- Task requirements: In the lines below, output everything from the first line through the line containing "const stepTime = 1;" exactly as it is. Pictures are not part of the output.

- Source records:
--- Begin ---

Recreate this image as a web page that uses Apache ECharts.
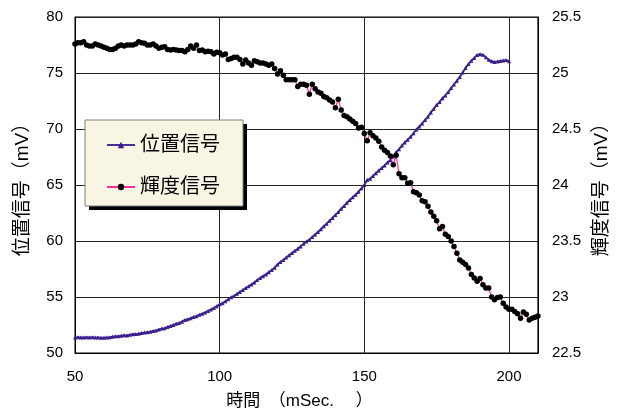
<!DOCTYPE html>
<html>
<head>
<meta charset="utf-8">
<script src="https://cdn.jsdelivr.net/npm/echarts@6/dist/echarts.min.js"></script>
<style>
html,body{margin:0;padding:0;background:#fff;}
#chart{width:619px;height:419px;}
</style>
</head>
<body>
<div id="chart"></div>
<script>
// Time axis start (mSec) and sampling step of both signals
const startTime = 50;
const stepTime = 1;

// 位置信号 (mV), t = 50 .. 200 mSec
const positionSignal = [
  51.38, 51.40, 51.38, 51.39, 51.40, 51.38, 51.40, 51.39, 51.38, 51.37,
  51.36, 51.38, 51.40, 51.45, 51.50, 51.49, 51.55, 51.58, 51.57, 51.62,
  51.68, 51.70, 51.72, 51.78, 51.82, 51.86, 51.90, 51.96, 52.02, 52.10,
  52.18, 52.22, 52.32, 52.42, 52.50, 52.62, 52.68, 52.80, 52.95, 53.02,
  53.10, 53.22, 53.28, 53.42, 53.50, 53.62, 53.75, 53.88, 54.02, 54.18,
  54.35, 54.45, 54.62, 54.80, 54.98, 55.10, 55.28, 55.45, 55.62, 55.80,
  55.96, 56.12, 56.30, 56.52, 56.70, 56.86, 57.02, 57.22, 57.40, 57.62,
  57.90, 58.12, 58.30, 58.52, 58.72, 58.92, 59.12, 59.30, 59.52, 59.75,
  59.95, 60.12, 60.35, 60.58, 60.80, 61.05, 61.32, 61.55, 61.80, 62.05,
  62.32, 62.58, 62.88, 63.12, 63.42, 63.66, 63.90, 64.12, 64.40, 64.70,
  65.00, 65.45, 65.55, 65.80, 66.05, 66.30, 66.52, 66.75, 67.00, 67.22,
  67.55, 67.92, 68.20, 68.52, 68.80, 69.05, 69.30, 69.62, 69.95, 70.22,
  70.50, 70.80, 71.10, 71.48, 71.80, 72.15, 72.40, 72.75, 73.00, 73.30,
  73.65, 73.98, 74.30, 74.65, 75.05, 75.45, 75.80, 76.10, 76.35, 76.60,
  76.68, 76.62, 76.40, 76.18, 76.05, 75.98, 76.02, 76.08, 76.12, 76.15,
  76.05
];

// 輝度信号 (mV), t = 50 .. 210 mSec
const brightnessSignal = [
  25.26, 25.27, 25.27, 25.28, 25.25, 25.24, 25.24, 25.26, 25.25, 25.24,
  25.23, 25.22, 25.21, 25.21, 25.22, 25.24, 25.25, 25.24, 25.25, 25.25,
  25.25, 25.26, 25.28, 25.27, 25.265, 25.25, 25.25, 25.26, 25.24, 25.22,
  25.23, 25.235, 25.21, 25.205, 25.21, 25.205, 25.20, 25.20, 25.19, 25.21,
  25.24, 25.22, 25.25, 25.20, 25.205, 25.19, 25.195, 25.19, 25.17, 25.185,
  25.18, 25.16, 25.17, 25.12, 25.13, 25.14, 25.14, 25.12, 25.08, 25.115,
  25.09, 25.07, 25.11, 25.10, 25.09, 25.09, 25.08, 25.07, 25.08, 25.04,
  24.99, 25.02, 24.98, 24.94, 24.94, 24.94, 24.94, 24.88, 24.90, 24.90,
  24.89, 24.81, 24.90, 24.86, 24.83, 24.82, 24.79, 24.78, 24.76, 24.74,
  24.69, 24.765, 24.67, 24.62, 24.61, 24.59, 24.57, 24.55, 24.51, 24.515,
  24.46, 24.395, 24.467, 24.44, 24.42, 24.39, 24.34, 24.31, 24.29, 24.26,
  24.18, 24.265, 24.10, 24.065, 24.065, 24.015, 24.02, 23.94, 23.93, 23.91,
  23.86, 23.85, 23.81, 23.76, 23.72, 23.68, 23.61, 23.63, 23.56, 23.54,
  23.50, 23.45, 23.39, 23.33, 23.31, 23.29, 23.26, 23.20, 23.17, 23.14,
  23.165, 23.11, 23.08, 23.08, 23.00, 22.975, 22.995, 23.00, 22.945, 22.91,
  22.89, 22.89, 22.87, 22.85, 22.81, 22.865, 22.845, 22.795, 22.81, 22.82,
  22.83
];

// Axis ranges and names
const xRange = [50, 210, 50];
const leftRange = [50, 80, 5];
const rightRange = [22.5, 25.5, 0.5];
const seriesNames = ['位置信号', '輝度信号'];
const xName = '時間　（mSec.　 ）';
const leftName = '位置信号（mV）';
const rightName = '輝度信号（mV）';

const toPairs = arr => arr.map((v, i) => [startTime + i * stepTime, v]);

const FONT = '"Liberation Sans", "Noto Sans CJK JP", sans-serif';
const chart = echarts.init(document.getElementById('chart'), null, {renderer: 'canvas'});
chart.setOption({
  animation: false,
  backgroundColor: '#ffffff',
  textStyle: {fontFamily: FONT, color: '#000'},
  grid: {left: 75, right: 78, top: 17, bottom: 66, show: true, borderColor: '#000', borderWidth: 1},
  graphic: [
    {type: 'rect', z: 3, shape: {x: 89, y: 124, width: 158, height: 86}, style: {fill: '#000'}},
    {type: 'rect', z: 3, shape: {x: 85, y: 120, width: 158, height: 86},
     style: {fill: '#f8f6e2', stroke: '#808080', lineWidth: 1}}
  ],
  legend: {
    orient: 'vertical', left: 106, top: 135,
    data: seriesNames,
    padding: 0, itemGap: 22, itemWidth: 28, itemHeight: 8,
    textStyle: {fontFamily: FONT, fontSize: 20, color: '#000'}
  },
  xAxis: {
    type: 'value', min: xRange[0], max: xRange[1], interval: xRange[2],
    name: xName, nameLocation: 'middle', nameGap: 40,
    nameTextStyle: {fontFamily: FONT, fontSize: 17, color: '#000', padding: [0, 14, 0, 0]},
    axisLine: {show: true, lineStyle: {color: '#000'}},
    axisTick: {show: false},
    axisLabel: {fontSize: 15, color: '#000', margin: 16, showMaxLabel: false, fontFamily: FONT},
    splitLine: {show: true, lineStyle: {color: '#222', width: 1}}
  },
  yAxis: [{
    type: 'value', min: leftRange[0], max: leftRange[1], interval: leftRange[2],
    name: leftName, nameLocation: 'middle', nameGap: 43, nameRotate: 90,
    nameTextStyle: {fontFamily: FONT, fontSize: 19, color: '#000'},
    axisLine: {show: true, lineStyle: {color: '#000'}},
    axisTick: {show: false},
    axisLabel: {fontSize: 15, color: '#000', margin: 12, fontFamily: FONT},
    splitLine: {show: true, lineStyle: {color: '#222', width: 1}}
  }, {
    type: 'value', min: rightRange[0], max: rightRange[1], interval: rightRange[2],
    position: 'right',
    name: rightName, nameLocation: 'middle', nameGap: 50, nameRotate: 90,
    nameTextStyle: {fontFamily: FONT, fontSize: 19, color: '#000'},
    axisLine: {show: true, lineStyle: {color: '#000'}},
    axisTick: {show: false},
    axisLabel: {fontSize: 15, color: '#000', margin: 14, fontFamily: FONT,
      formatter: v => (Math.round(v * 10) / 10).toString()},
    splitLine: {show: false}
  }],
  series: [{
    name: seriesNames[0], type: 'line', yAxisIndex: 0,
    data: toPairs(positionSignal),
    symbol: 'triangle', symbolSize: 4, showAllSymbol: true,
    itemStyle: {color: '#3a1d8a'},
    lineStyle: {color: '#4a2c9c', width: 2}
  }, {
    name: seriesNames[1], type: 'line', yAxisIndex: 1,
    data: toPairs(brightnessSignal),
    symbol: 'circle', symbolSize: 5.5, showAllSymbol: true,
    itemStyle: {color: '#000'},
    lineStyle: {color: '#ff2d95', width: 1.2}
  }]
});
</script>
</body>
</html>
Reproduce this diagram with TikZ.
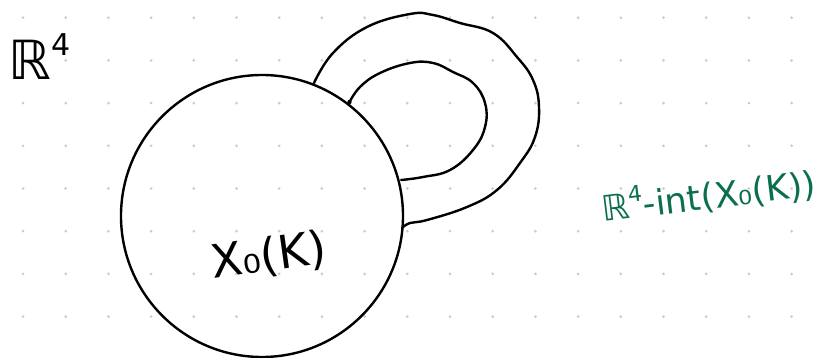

--- End ---

- The response:
Recreate this image as a web page that uses Apache ECharts.
<!DOCTYPE html>
<html>
<head>
<meta charset="utf-8">
<script src="https://cdn.jsdelivr.net/npm/echarts@6/dist/echarts.min.js"></script>
<style>
html,body{margin:0;padding:0;background:#fff;}
#chart{width:619px;height:419px;}
</style>
</head>
<body>
<div id="chart"></div>
<script>
// Time axis start (mSec) and sampling step of both signals
const startTime = 50;
const stepTime = 1;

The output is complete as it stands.